The Securities and Exchange Commission also is investigating the accounting of government-sponsored Fannie Mae, the second-largest U.S. financial institution behind Citigroup Inc.

Meanwhile, Fannie Mae disclosed yesterday that it had revised its employment agreements with the three top executives — Chairman and CEO Franklin Raines, Chief Operating Officer Daniel Mudd and Chief Financial Officer Timothy Howard — to ensure that if they were fired, they wouldn't get huge severance packages.

The changes were made in response to previous comments by OFHEO, the Washington-based company said.

The OFHEO regulators' report, made public Wednesday after an eight-month-old investigation, found pervasive accounting problems the agency says cast doubt on the company's past earnings reports and even its financial soundness.

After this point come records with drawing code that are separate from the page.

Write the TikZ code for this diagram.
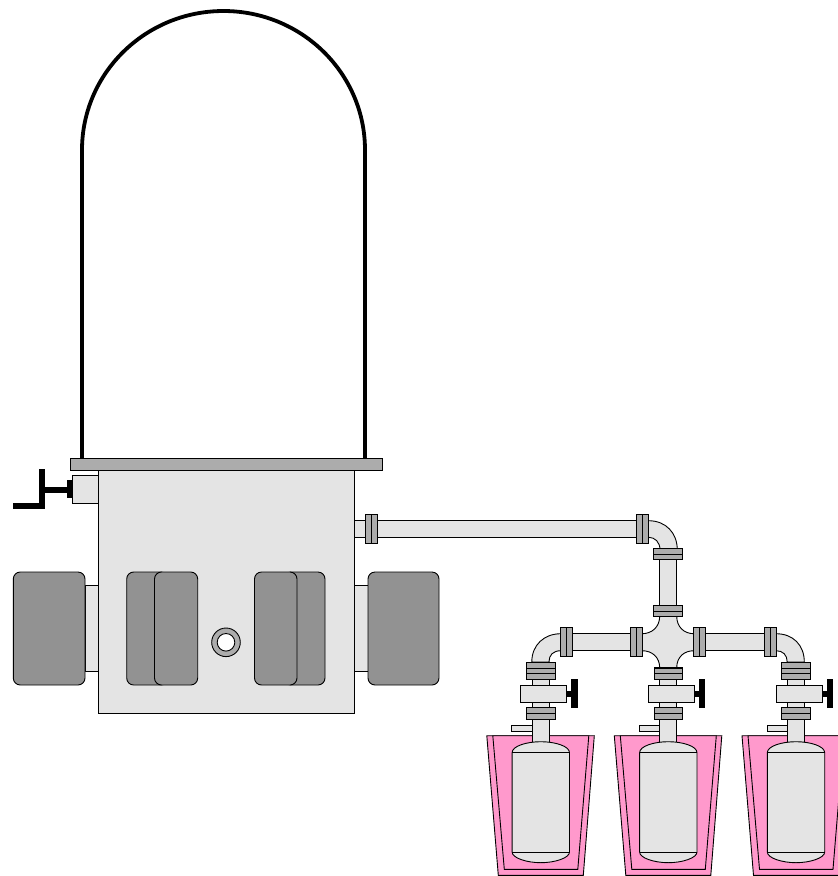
\documentclass[tikz,border=0pt]{standalone}
\definecolor{bodygray}{HTML}{E4E4E4}
\definecolor{flangegray}{HTML}{ACACAC}
\definecolor{padgray}{HTML}{929292}
\definecolor{bathpink}{HTML}{FF99CC}
\begin{document}
\begin{tikzpicture}[
    x=1pt, y=-1pt,
    thinline/.style={draw=black, line width=0.9pt},
    part/.style={thinline, fill=#1},
    part/.default=bodygray,
    flange/.style={thinline, fill=flangegray},
    pad/.style={thinline, fill=padgray, rounded corners=7pt},
    handle/.style={fill=black}
]
\useasboundingbox (0,0) rectangle (838,876);
\clip (0,0) rectangle (838,876);

% bell jar
\draw[line width=3.8pt] (82,458) -- (82,150) arc[start angle=180, end angle=360, x radius=141.5, y radius=139] -- (365,458);

% chamber
\draw[part] (98.5,470) rectangle (354,713);
\draw[flange] (70,458.5) rectangle (382,470);

% gauge valve
\draw[part] (72.5,475) rectangle (98.5,503);
\fill[handle] (67,480) rectangle (73,498);
\fill[handle] (45,487) rectangle (67,493);
\fill[handle] (39,469) rectangle (45,509);
\fill[handle] (13,503) rectangle (45,509);

% side ports
\draw[part] (85,585) rectangle (98.5,671);
\draw[part] (354,585) rectangle (368,671);
\draw[pad] (13.3,572) rectangle (85,685);
\draw[pad] (368,572) rectangle (439,685);

% windows
\draw[pad] (126.7,572) rectangle (168,685);
\draw[pad] (154.5,572) rectangle (197.7,685);
\draw[pad] (284,572) rectangle (325,685);
\draw[pad] (254.5,572) rectangle (297,685);

% port ring
\draw[part=flangegray] (226,642.3) circle[radius=14.3];
\draw[part=white] (226,642.3) circle[radius=8.8];

% main line
\draw[part] (354,520.7) rectangle (640,537.3);
\draw[part] (645,520.7) -- (648.5,520.7) .. controls (666,520.7) and (677.3,533) .. (677.3,550)
    -- (660,550) .. controls (660,542) and (655,537.3) .. (648.5,537.3) -- (645,537.3) -- cycle;
\draw[part] (659.7,559) rectangle (676.7,606);

% manifold
\draw[part] (571,633.7) rectangle (632,650.7);
\draw[part] (705,633.7) rectangle (765,650.7);
\draw[part] (659.7,616) .. controls (659.7,627) and (652,633.7) .. (642,633.7)
    -- (642,650.7) .. controls (652,650.7) and (659.7,657) .. (659.7,668)
    -- (676.7,668) .. controls (676.7,657) and (684,650.7) .. (694,650.7)
    -- (694,633.7) .. controls (684,633.7) and (676.7,627) .. (676.7,616) -- cycle;
\draw[part] (561,633.7) .. controls (544,633.7) and (531.8,645) .. (531.8,662)
    -- (549,662) .. controls (549,655) and (553,650.7) .. (561,650.7) -- cycle;
\draw[part] (776,633.7) .. controls (793,633.7) and (804.3,645) .. (804.3,662)
    -- (787.2,662) .. controls (787.2,655) and (783,650.7) .. (776,650.7) -- cycle;

% flanges across horizontal runs
\foreach \fx in {371,642.4,566,636.7,699.5,770.5} {
    \pgfmathsetmacro{\fy}{\fx<400 || \fx==642.4 ? 529 : 642}
    \draw[flange] (\fx-6,\fy-14.5) rectangle (\fx+6,\fy+14.5);
    \draw[thinline] (\fx,\fy-14.5) -- (\fx,\fy+14.5);
}
% flanges across vertical runs
\foreach \fy in {554,611} {
    \draw[flange] (653.7,\fy-5.5) rectangle (682.5,\fy+5.5);
    \draw[thinline] (653.7,\fy) -- (682.5,\fy);
}

% bath, bottle and valve
\foreach \cx/\topy in {540.8/662, 668.3/667, 796/662} {
\begin{scope}[shift={(\cx,0)}]
    \draw[part] (-29,725) rectangle (-8,731);
    \draw[part=bathpink] (-54,735.7) -- (53.5,735.7) -- (42.5,875.3) -- (-42.5,875.3) -- cycle;
    \draw[part=bathpink] (-48,735.7) -- (48,735.7) -- (37,869.3) -- (-36.5,869.3) -- cycle;
    \draw[part] (-8.5,679) rectangle (8.5,742);
    \draw[part] (-28.7,752.7) .. controls (-28.7,746) and (-14,741.7) .. (0,741.7) .. controls (14,741.7) and (28.7,746) .. (28.7,752.7)
        -- (28.7,852) .. controls (28.7,858) and (14,862.7) .. (0,862.7) .. controls (-14,862.7) and (-28.7,858) .. (-28.7,852) -- cycle;
    \draw[thinline] (-28.7,752.7) -- (28.7,752.7);
    \draw[thinline] (-28.7,852) -- (28.7,852);
    % flange above valve
    \draw[flange] (-14.2,\topy) rectangle (14.2,679.5);
    \draw[thinline] (-14.2,668) -- (14.2,668);
    \draw[thinline] (-14.2,673.3) -- (14.2,673.3);
    % valve
    \draw[part] (-20,685) rectangle (26,702.3);
    \fill[handle] (26,690.7) rectangle (30.5,697.3);
    \fill[handle] (30.5,679) rectangle (37,708);
    % flange below valve
    \draw[flange] (-14.2,707.3) rectangle (14.2,719);
    \draw[thinline] (-14.2,713) -- (14.2,713);
\end{scope}
}
\end{tikzpicture}
\end{document}
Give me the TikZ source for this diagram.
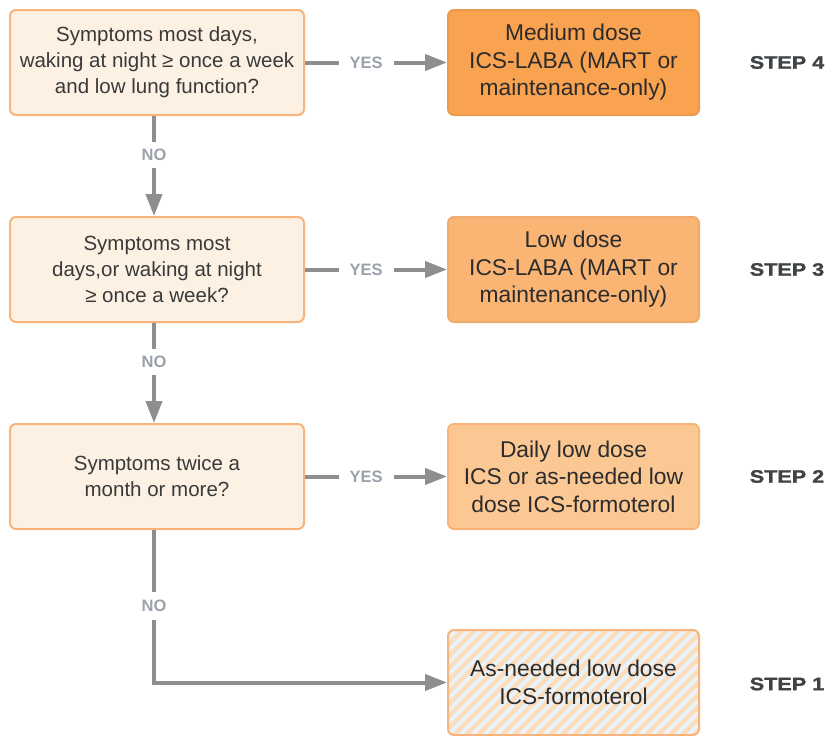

In a drive to meet Wall Street's expectations, management at Fannie Mae "deliberately developed and adopted" inappropriate accounting policies, supported widespread violations of generally accepted accounting principles, tolerated lax internal controls and failed to properly investigate an employee's concerns about accounting, the report said.

The 210-page report also cited the possibility of deliberate accounting maneuvers designed to bring bigger bonuses to executives.

The OFHEO investigation continues, and the regulators haven't yet quantified the result of the faulty accounting they said was widespread at the company. Agency officials said yesterday they didn't know whether Fannie Mae will have to restate its earnings for any period from 2001 to 2003, or whether its earnings overall might have been overstated or understated.

Shares in Fannie Mae dropped 5 percent yesterday, adding to a 7 percent loss Wednesday. The shares closed at $67.20 yesterday, down $3.49 on the New York Stock Exchange.